Build a call queue
Spin up a call queue, add agents, pick a ring strategy, and configure SLA timers and overflow.
Call queues hold callers in line until an agent is free. They're the right fit any time you want incoming calls to ring multiple agents fairly — Sales, Support, Reception desks during peak hours.
Steps to create
- In the dashboard, open Queues and click New queue.
- Give it a name ("Sales", "Support", "After-hours").
- Pick a ring strategy:
- Round-robin — distributes calls evenly. Best when agents have similar skills.
- Longest idle — picks the agent who hasn't taken a call in the longest. Best for fairness.
- Simultaneous — rings every available agent at once. First to pick up wins.
- Top-down — always tries agent #1 first, then #2, etc. Best for tiered escalation.
- Set ring duration (how long each agent rings before the call moves on).
- Save.
Add agents
Open the queue, click Members, and add the extensions that should receive calls from this queue. Each member can have a priority — higher numbers get tried first under top-down strategy.
Wire the queue to a flow
Drop an Enqueue node into a call flow and pick the queue. The caller is parked until an agent is bridged. While they're on hold, you can branch the flow on call duration, max wait, or simply play hold music.
Configure SLA + overflow
- Set max wait to define when a queued call should give up and route somewhere else (e.g. voicemail, after-hours flow).
- Set bail-out audio — what callers hear if they hit the max wait.

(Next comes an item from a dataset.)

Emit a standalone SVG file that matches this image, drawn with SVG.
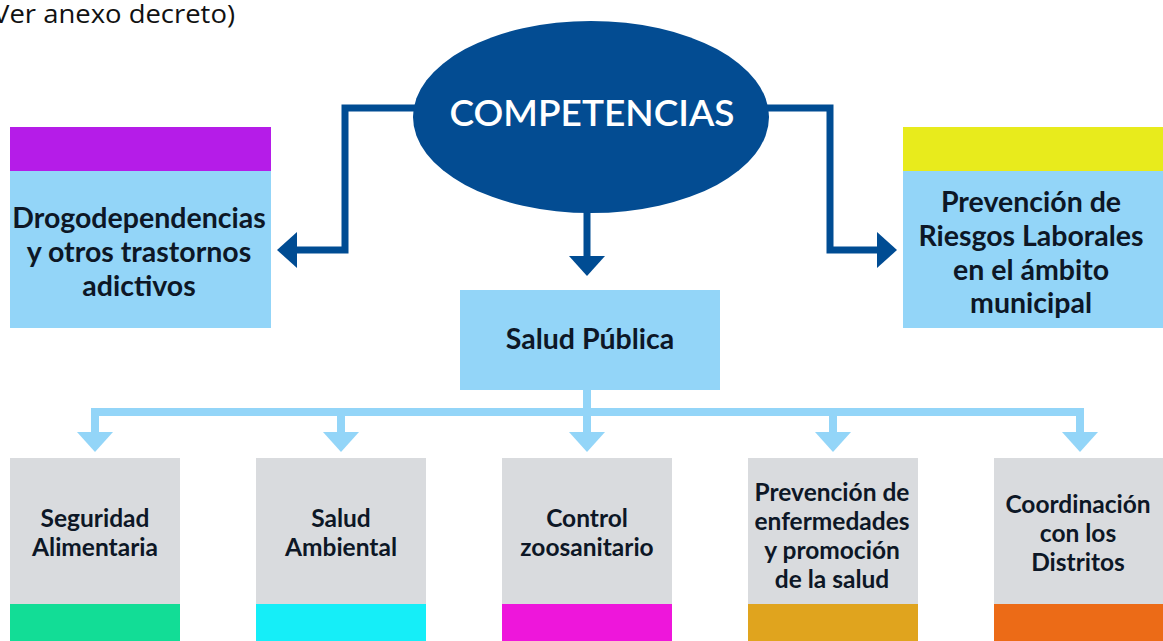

- Use the enqueued outgoing edge on the enqueue node to attach a wait + repeat hold-music loop.
What to watch in reports
The queue report shows abandonment rate (calls hung up before bridging), average wait, and the per-agent talk-time distribution. If abandonment is climbing, either max-wait is too generous or the queue needs more staff.
Common gotchas
- Queue is non-blocking. Once enqueued, the flow keeps going to the next node — that's where you'd typically loop hold music. Don't be surprised that
call.bridgedandcall.hangupevents fire on whatever downstream node the flow has wandered to, not on the enqueue itself. - Inactive agents aren't skipped automatically. The queue tries them and times out per
ring duration. Mark agents as away to take them out of the rotation.